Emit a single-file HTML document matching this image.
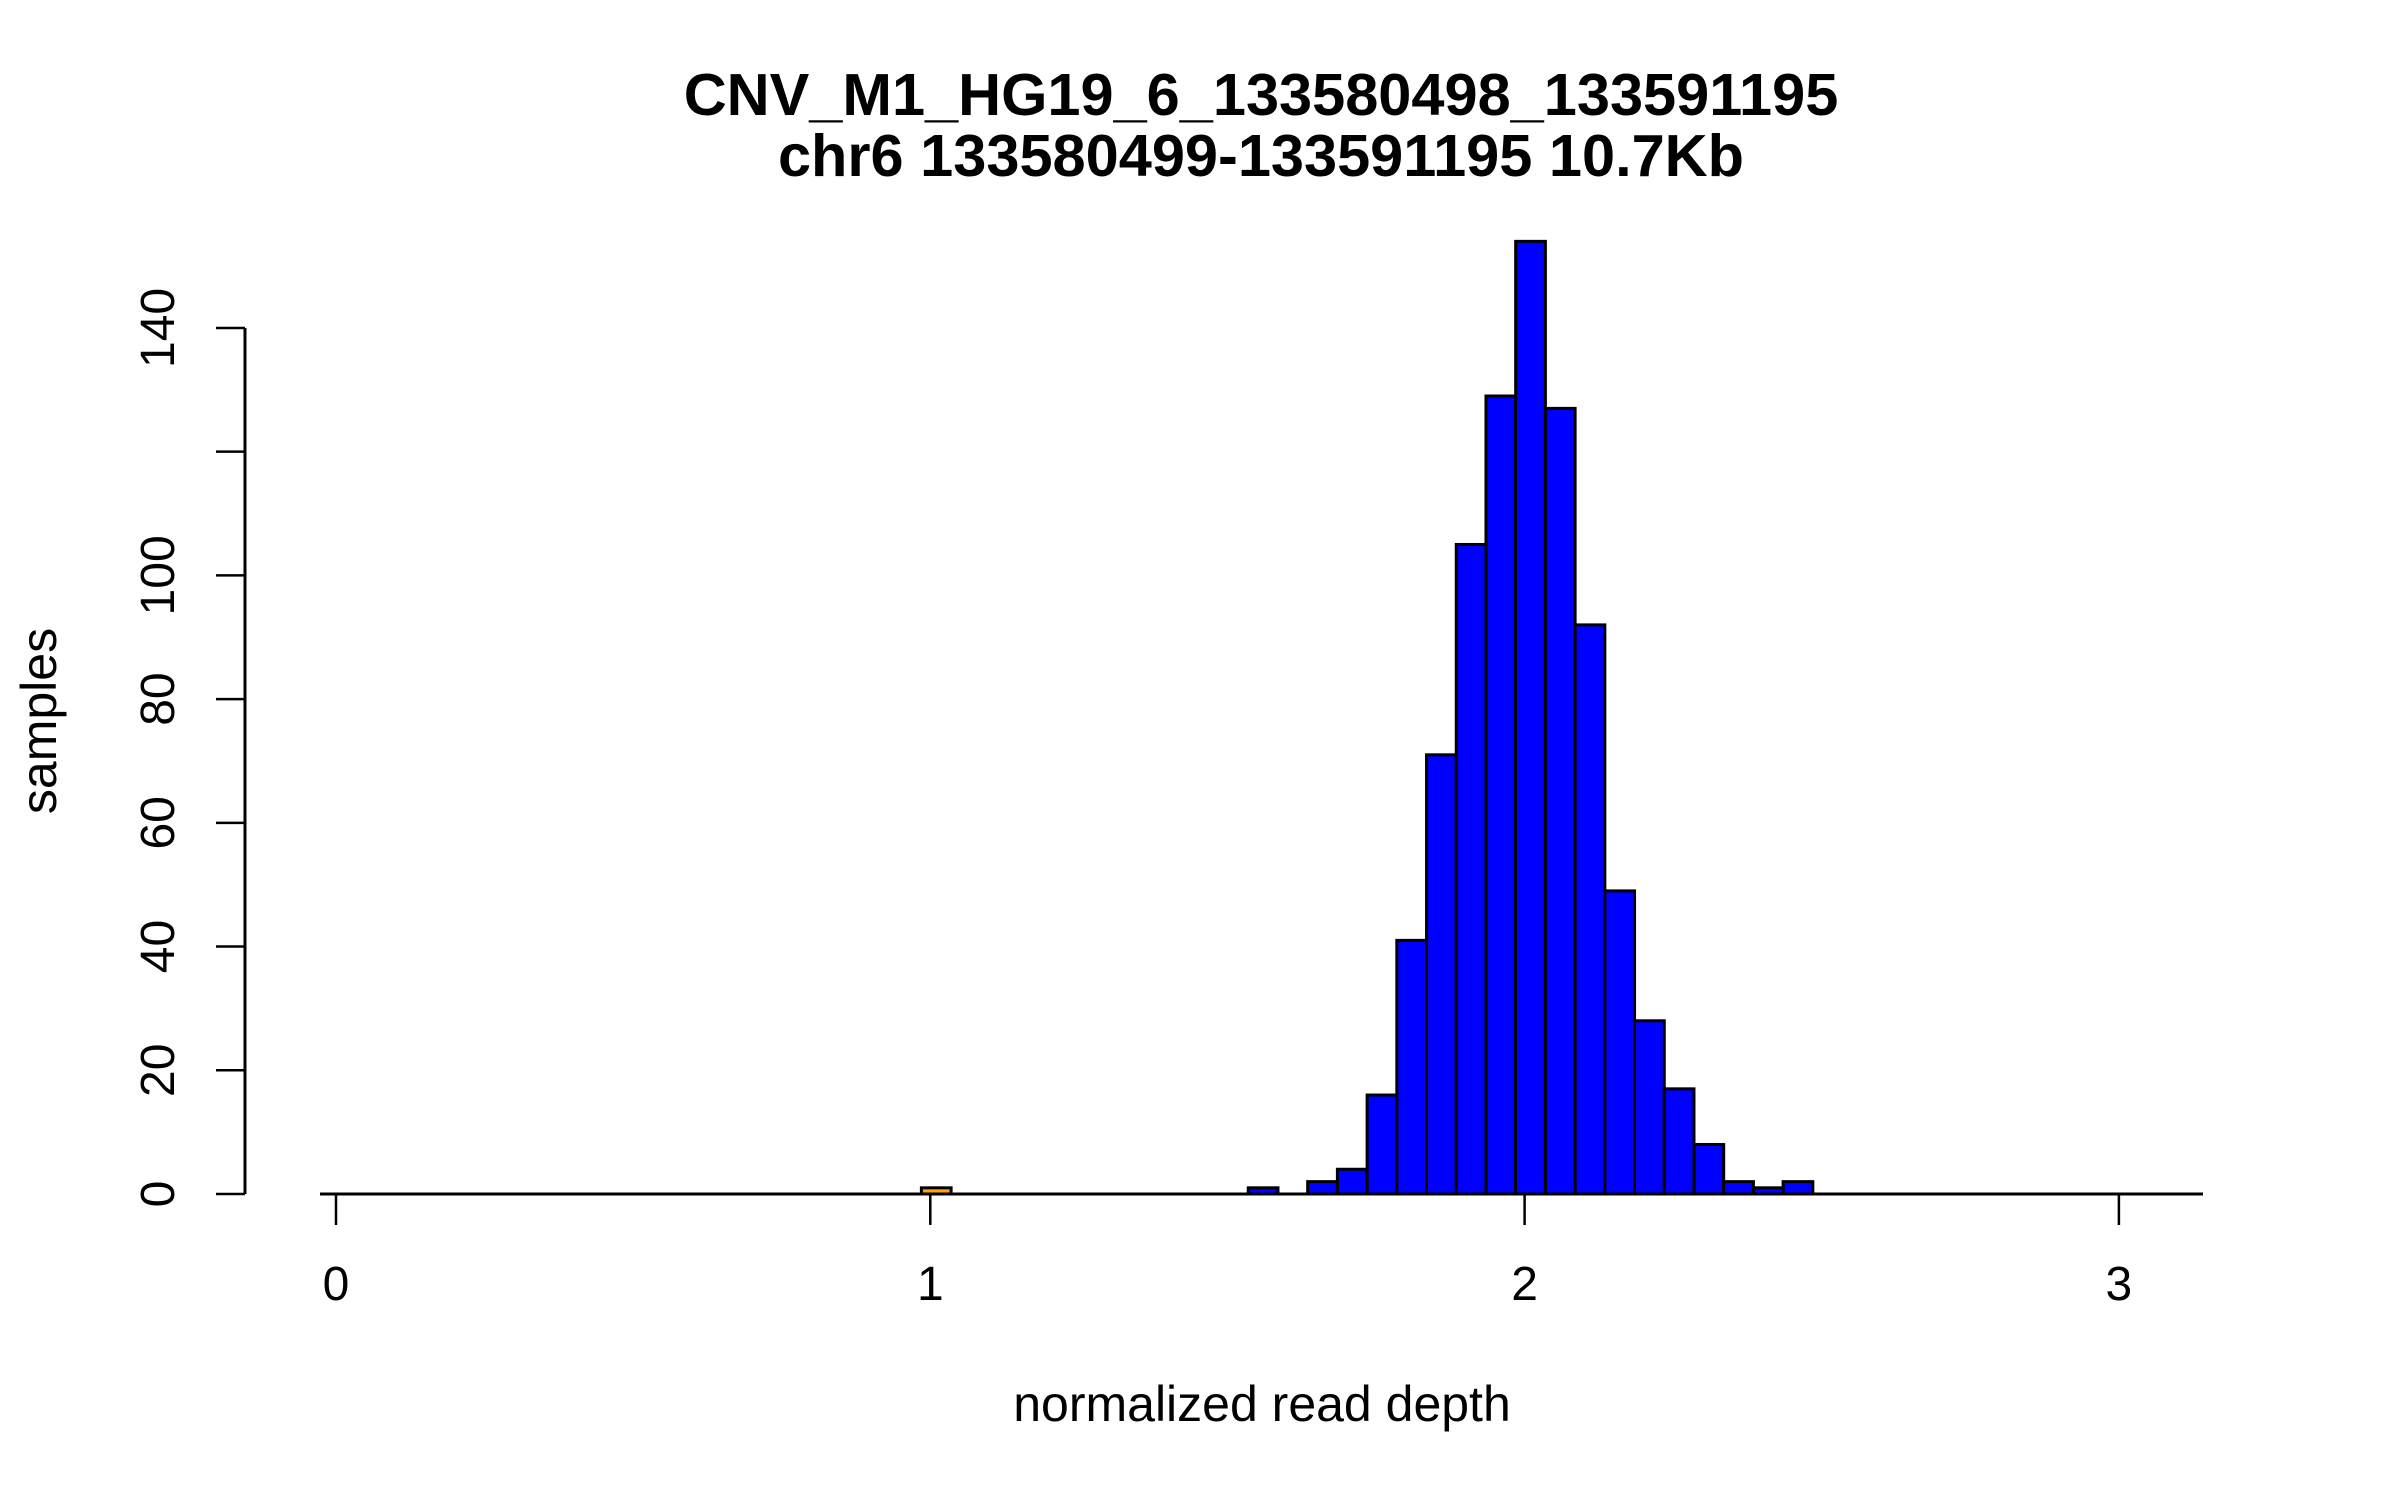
<!DOCTYPE html>
<html><head><meta charset="utf-8"><style>
html,body{margin:0;padding:0;background:#fff;}
svg{display:block;font-family:"Liberation Sans",sans-serif;}
</style></head><body>
<svg id="chart" width="2400" height="1500" viewBox="0 0 2400 1500" xmlns="http://www.w3.org/2000/svg">
<text x="1261" y="115" text-anchor="middle" font-weight="bold" font-size="59.5">CNV_M1_HG19_6_133580498_133591195</text>
<text x="1261" y="176" text-anchor="middle" font-weight="bold" font-size="59.5">chr6 133580499-133591195 10.7Kb</text>
<text x="1262" y="1421" text-anchor="middle" font-size="50">normalized read depth</text>
<text transform="translate(56,721) rotate(-90)" text-anchor="middle" font-size="50">samples</text>
<g id="bars"></g>
<g id="axes"></g>
</svg>
<script>
const binStarts = [0.985, 1.535, 1.635, 1.685, 1.735, 1.785, 1.835, 1.885, 1.935, 1.985, 2.035, 2.085, 2.135, 2.185, 2.235, 2.285, 2.335, 2.385, 2.435];
const counts    = [1, 1, 2, 4, 16, 41, 71, 105, 129, 154, 127, 92, 49, 28, 17, 8, 2, 1, 2];
const barColors = ["orange","blue","blue","blue","blue","blue","blue","blue","blue","blue","blue","blue","blue","blue","blue","blue","blue","blue","blue"];
const binWidth = 0.05;
const xTicks = [0, 1, 2, 3];
const yTicks = [0, 20, 40, 60, 80, 100, 120, 140];
const yTickLabels = ["0", "20", "40", "60", "80", "100", "", "140"];

const NS = "http://www.w3.org/2000/svg";
function xs(v){ return 336 + v * 594.3; }
function ys(v){ return 1194 - v * 6.186; }
function mk(tag, attrs){ const e = document.createElementNS(NS, tag); for (const k in attrs) e.setAttribute(k, attrs[k]); return e; }

const bars = document.getElementById('bars');
binStarts.forEach((b, i) => {
  const x0 = xs(b), x1 = xs(b + binWidth), y = ys(counts[i]);
  const r = mk('rect', {x: x0, y: y, width: x1 - x0, height: ys(0) - y, fill: barColors[i], stroke: '#000', 'stroke-width': 3});
  
  
  bars.appendChild(r);
});

const axes = document.getElementById('axes');
const base = mk('line', {x1: 320, x2: 2203, y1: ys(0), y2: ys(0), stroke: '#000', 'stroke-width': 3});


axes.appendChild(base);
xTicks.forEach(t => {
  const l = mk('line', {x1: xs(t), x2: xs(t), y1: ys(0), y2: ys(0) + 31, stroke: '#000', 'stroke-width': 2.5});
  
  
  axes.appendChild(l);
  const tx = mk('text', {x: xs(t), y: 1300, 'text-anchor': 'middle', 'font-size': 48});
  tx.textContent = String(t);
  
  
  axes.appendChild(tx);
});
const yl = mk('line', {x1: 245, x2: 245, y1: ys(140), y2: ys(0), stroke: '#000', 'stroke-width': 3});


axes.appendChild(yl);
yTicks.forEach((t, i) => {
  const l = mk('line', {x1: 216, x2: 245, y1: ys(t), y2: ys(t), stroke: '#000', 'stroke-width': 2.5});
  
  
  axes.appendChild(l);
  if (yTickLabels[i]) {
    const tx = mk('text', {transform: 'translate(174,' + ys(t) + ') rotate(-90)', 'text-anchor': 'middle', 'font-size': 48});
    tx.textContent = yTickLabels[i];
    
    
    axes.appendChild(tx);
  }
});
</script>
</body></html>
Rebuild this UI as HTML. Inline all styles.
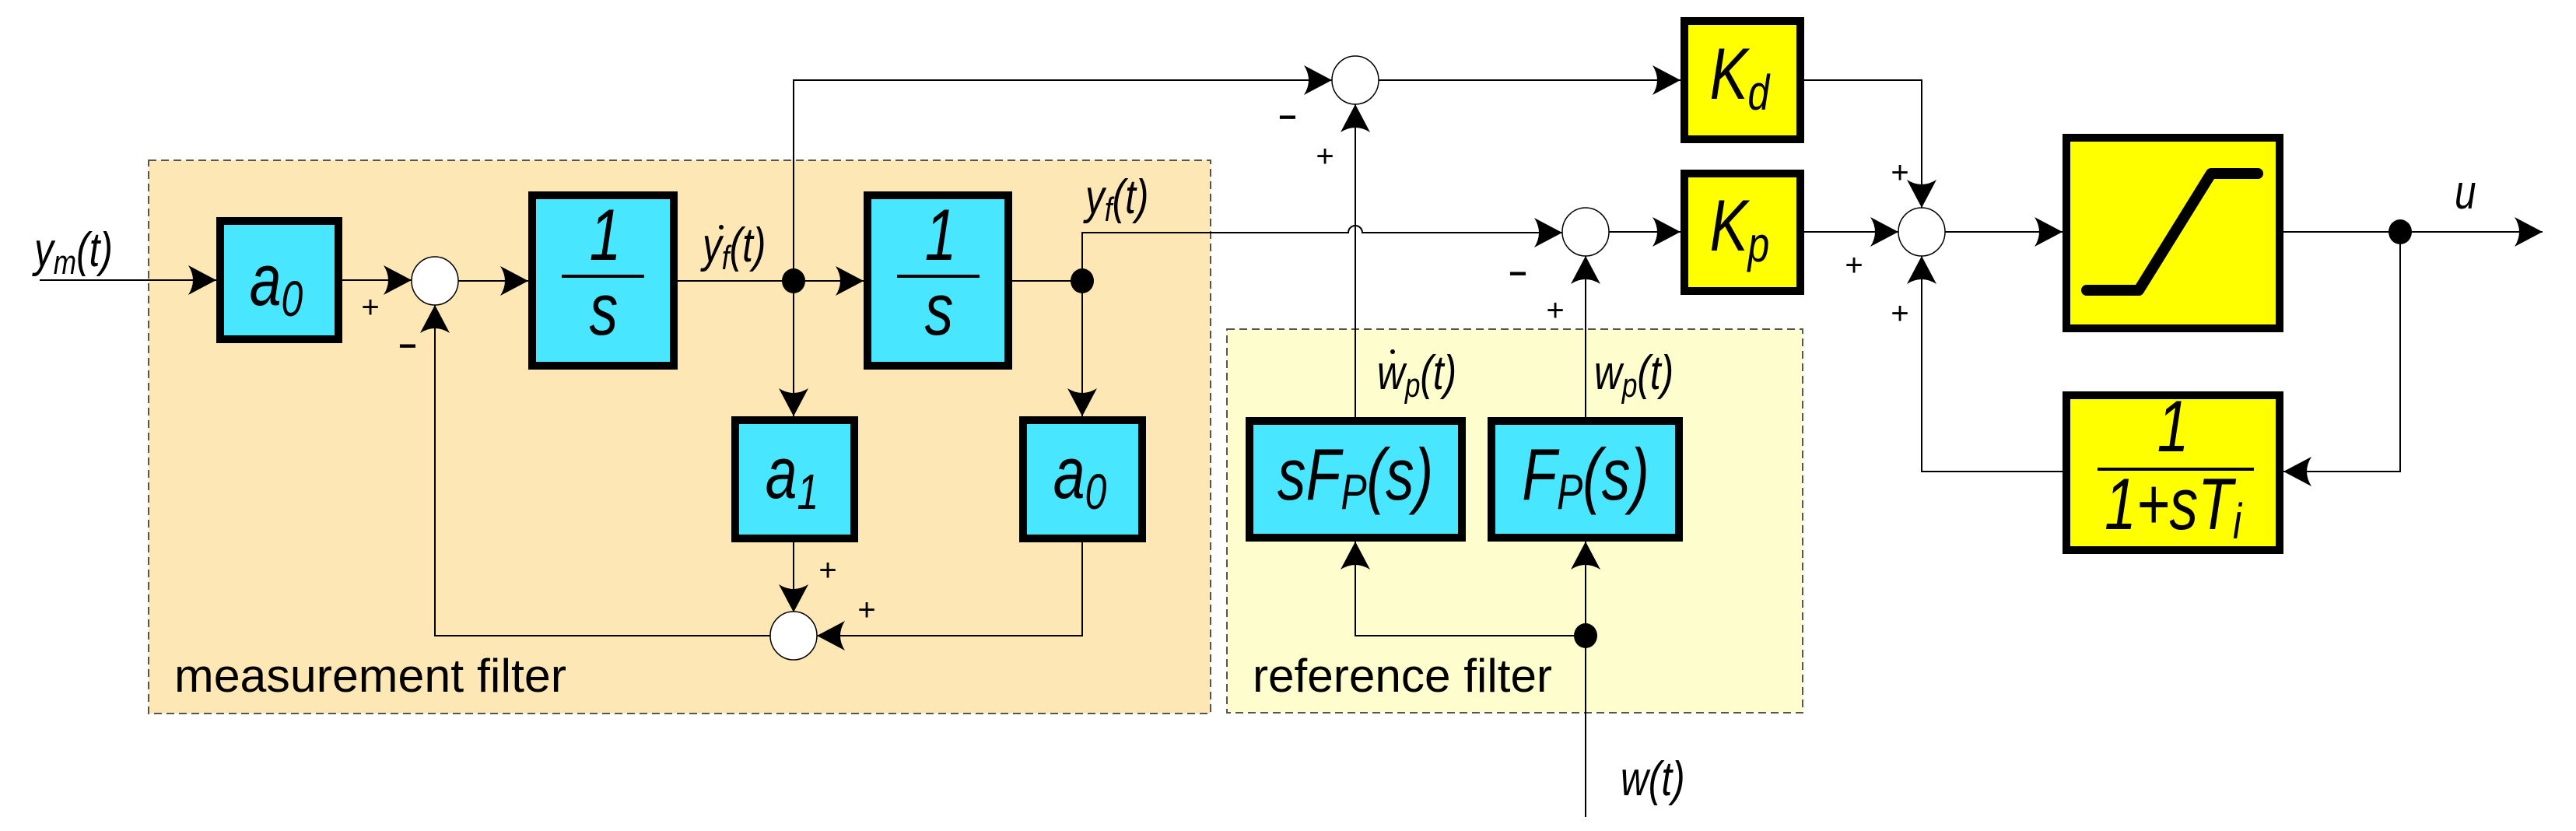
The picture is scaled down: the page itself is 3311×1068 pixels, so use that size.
<!DOCTYPE html>
<html><head><meta charset="utf-8"><style>
html,body{margin:0;padding:0;background:#fff;}
svg{display:block;}
text{font-family:"Liberation Sans",sans-serif;fill:#000;}
.i{font-style:italic;}
</style></head><body>
<svg width="3311" height="1068" viewBox="0 0 3311 1068" xmlns="http://www.w3.org/2000/svg">
<defs>
<marker id="ar" viewBox="-38 -22 42 44" markerWidth="42" markerHeight="44" refX="0" refY="0" orient="auto" markerUnits="userSpaceOnUse">
<path d="M0,0 L-36,-19 Q-24,0 -36,19 Z" fill="#000"/>
</marker>
</defs>
<rect x="191" y="206" width="1365" height="711" fill="#fde7b4" stroke="#555" stroke-width="2" stroke-dasharray="10,6"/>
<rect x="1577" y="423" width="740" height="493" fill="#fefdcd" stroke="#555" stroke-width="2" stroke-dasharray="10,6"/>

<g fill="none" stroke="#000" stroke-width="2">
<path d="M51,360 H278" marker-end="url(#ar)"/>
<path d="M440,360 H529" marker-end="url(#ar)"/>
<path d="M589,361 H679" marker-end="url(#ar)"/>
<path d="M871,361 H1110" marker-end="url(#ar)"/>
<path d="M1020,361 V103 H1712" marker-end="url(#ar)"/>
<path d="M1020,361 V535" marker-end="url(#ar)"/>
<path d="M1301,361 H1391"/>
<path d="M1391,361 V299 H1733 A9,9 0 0 1 1751,299 H2008" marker-end="url(#ar)"/>
<path d="M1391,361 V535" marker-end="url(#ar)"/>
<path d="M1020,697 V787" marker-end="url(#ar)"/>
<path d="M1391,697 V817 H1050" marker-end="url(#ar)"/>
<path d="M990,817 H559 V392" marker-end="url(#ar)"/>
<path d="M1772,103 H2160" marker-end="url(#ar)"/>
<path d="M1742,536 V134" marker-end="url(#ar)"/>
<path d="M2068,298 H2160" marker-end="url(#ar)"/>
<path d="M2319,103 H2470 V267" marker-end="url(#ar)"/>
<path d="M2319,298 H2440" marker-end="url(#ar)"/>
<path d="M2500,298 H2651" marker-end="url(#ar)"/>
<path d="M2935,298 H3268" marker-end="url(#ar)"/>
<path d="M3085,298 V606 H2935" marker-end="url(#ar)"/>
<path d="M2651,606 H2470 V329" marker-end="url(#ar)"/>
<path d="M2038,536 V329" marker-end="url(#ar)"/>
<path d="M2038,1050 V696" marker-end="url(#ar)"/>
<path d="M2038,817 H1742 V696" marker-end="url(#ar)"/>
</g>

<g fill="#fff" stroke="#000" stroke-width="1.5">
<ellipse cx="559" cy="361" rx="30" ry="31"/>
<ellipse cx="1020" cy="817" rx="30" ry="31"/>
<ellipse cx="1742" cy="103" rx="30" ry="31"/>
<ellipse cx="2038" cy="298" rx="30" ry="31"/>
<ellipse cx="2470" cy="298" rx="30" ry="31"/>
</g>
<g fill="#000">
<ellipse cx="1020" cy="361" rx="15" ry="16"/>
<ellipse cx="1391" cy="361" rx="15" ry="16"/>
<ellipse cx="2038" cy="817" rx="15" ry="16"/>
<ellipse cx="3085" cy="298" rx="15" ry="16"/>
</g>

<g stroke="#000" stroke-width="10">
<rect x="283" y="284" width="152" height="152" fill="#48e6ff"/>
<rect x="684" y="251" width="182" height="219" fill="#48e6ff"/>
<rect x="1115" y="251" width="181" height="219" fill="#48e6ff"/>
<rect x="945" y="540" width="153" height="152" fill="#48e6ff"/>
<rect x="1315" y="540" width="153" height="152" fill="#48e6ff"/>
<rect x="1606" y="541" width="273" height="150" fill="#48e6ff"/>
<rect x="1917" y="541" width="241" height="150" fill="#48e6ff"/>
<rect x="2165" y="27" width="149" height="152" fill="#ffff00"/>
<rect x="2165" y="223" width="149" height="151" fill="#ffff00"/>
<rect x="2656" y="177" width="274" height="245" fill="#ffff00"/>
<rect x="2656" y="508" width="274" height="199" fill="#ffff00"/>
</g>
<path d="M2682,373 H2749 L2842,223 H2902" fill="none" stroke="#000" stroke-width="14" stroke-linecap="round" stroke-linejoin="round"/>
<g stroke="#000" stroke-width="4">
<line x1="722" y1="355" x2="828" y2="355"/>
<line x1="1153" y1="355" x2="1259" y2="355"/>
<line x1="2696" y1="603" x2="2897" y2="603"/>
</g>

<g class="i" font-size="94" text-anchor="middle">
<text transform="translate(355,392) scale(0.78,1)">a<tspan font-size="64" dy="14">0</tspan></text>
<text transform="translate(1018,640) scale(0.78,1)">a<tspan font-size="64" dy="14">1</tspan></text>
<text transform="translate(1388,640) scale(0.78,1)">a<tspan font-size="64" dy="14">0</tspan></text>
<text transform="translate(778,334) scale(0.78,1)">1</text>
<text transform="translate(776,430) scale(0.78,1)">s</text>
<text transform="translate(1209,334) scale(0.78,1)">1</text>
<text transform="translate(1207,430) scale(0.78,1)">s</text>
<text transform="translate(2236,127) scale(0.78,1)">K<tspan font-size="64" dy="14">d</tspan></text>
<text transform="translate(2236,322) scale(0.78,1)">K<tspan font-size="64" dy="14">p</tspan></text>
<text transform="translate(1742,642) scale(0.78,1)">sF<tspan font-size="64" dy="12">P</tspan><tspan dy="-12">(s)</tspan></text>
<text transform="translate(2038,642) scale(0.78,1)">F<tspan font-size="64" dy="12">P</tspan><tspan dy="-12">(s)</tspan></text>
<text transform="translate(2793,580) scale(0.78,1)">1</text>
<text transform="translate(2793,680) scale(0.78,1)">1+sT<tspan font-size="64" dy="12">i</tspan></text>
</g>

<g class="i" font-size="62">
<text transform="translate(44,342) scale(0.8,1)">y<tspan font-size="44" dy="10">m</tspan><tspan dy="-10">(t)</tspan></text>
<text transform="translate(903,336) scale(0.8,1)">y<tspan font-size="44" dy="10">f</tspan><tspan dy="-10">(t)</tspan></text>
<text transform="translate(1395,274) scale(0.8,1)">y<tspan font-size="44" dy="10">f</tspan><tspan dy="-10">(t)</tspan></text>
<text transform="translate(1770,500) scale(0.8,1)">w<tspan font-size="44" dy="10">p</tspan><tspan dy="-10">(t)</tspan></text>
<text transform="translate(2049,500) scale(0.8,1)">w<tspan font-size="44" dy="10">p</tspan><tspan dy="-10">(t)</tspan></text>
<text transform="translate(2083,1022) scale(0.8,1)">w(t)</text>
<text transform="translate(3155,268) scale(0.8,1)">u</text>
</g>
<circle cx="927" cy="292" r="3" fill="#000"/>
<circle cx="1790" cy="452" r="3" fill="#000"/>

<g font-size="40" font-weight="bold" text-anchor="middle">
<text x="476" y="408" font-weight="normal">+</text>
<text x="524" y="458">−</text>
<text x="1064" y="746" font-weight="normal">+</text>
<text x="1114" y="797" font-weight="normal">+</text>
<text x="1655" y="164">−</text>
<text x="1703" y="214" font-weight="normal">+</text>
<text x="1951" y="365">−</text>
<text x="1999" y="412" font-weight="normal">+</text>
<text x="2442" y="235" font-weight="normal">+</text>
<text x="2383" y="354" font-weight="normal">+</text>
<text x="2442" y="416" font-weight="normal">+</text>
</g>

<text x="224" y="889" font-size="60" textLength="504" lengthAdjust="spacingAndGlyphs">measurement filter</text>
<text x="1610" y="889" font-size="60" textLength="385" lengthAdjust="spacingAndGlyphs">reference filter</text>
</svg>
</body></html>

What the task asks: Among these entries, how many lines include the string "document"? Reply with the number by itself.

Right answer: 4